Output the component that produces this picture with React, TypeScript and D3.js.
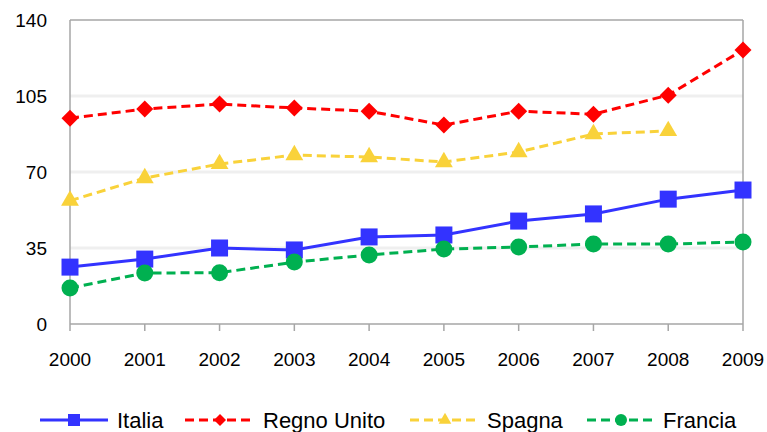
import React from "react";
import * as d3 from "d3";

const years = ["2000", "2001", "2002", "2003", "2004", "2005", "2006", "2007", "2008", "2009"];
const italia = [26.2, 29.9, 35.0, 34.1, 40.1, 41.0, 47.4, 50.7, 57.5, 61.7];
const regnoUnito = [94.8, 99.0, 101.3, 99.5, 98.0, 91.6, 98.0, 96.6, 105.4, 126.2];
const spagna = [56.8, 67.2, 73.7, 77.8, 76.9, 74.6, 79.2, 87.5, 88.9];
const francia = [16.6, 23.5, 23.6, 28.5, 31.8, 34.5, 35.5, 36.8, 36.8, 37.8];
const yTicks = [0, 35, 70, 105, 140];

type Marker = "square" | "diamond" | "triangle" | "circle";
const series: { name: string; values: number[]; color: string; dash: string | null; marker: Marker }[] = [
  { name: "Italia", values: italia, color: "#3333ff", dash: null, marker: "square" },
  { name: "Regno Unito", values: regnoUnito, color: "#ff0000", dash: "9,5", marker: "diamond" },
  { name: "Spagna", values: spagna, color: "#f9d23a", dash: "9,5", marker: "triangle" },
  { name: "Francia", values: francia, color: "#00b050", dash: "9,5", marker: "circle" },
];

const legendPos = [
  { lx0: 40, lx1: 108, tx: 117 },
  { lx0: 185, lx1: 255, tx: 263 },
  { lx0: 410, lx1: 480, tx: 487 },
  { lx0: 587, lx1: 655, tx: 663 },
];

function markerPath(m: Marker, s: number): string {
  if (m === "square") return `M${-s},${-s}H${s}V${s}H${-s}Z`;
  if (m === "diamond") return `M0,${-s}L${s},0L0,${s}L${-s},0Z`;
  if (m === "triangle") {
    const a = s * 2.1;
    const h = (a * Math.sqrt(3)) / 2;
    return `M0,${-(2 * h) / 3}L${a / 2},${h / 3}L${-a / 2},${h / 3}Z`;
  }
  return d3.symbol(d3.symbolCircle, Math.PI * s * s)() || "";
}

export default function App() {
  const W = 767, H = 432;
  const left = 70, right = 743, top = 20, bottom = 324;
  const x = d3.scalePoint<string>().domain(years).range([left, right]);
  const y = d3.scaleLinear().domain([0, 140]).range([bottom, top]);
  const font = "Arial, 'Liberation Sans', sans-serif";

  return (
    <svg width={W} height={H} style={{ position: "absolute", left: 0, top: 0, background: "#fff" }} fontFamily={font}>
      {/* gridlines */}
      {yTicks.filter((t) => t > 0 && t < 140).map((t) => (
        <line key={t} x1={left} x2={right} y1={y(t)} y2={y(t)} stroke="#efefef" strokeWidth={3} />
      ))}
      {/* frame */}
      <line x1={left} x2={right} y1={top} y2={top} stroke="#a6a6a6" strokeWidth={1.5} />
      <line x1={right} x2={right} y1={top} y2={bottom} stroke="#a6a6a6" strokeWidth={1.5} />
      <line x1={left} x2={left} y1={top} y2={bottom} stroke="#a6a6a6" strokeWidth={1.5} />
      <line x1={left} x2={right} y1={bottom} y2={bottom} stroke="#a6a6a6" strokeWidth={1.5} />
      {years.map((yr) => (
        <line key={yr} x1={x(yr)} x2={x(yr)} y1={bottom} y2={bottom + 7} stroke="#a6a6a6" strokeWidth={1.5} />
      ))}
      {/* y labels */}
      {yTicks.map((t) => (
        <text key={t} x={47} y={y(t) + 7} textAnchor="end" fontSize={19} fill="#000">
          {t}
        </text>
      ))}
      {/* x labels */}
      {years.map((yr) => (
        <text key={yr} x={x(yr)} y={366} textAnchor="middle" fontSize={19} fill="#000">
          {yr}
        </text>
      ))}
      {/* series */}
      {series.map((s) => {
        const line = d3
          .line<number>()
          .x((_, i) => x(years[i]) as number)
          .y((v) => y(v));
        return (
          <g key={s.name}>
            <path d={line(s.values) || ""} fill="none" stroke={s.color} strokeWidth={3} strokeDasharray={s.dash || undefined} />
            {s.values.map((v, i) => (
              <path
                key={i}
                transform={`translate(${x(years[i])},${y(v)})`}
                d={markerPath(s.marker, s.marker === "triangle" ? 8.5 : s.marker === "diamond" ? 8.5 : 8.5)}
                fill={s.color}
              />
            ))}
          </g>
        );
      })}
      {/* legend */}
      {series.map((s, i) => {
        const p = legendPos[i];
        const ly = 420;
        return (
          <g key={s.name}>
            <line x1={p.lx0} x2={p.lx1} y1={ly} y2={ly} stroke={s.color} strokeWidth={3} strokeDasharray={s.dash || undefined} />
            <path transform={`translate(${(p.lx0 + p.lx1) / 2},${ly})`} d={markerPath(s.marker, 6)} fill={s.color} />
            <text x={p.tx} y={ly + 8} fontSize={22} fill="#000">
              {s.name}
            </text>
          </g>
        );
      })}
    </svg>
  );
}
============================================================
## The problem
Pictures excluded, repeat exactly the lines from the top of the material through the line with "import * as", including both of those lines.

## Complete response
Output the component that produces this picture with React, TypeScript and D3.js.
import React from "react";
import * as d3 from "d3";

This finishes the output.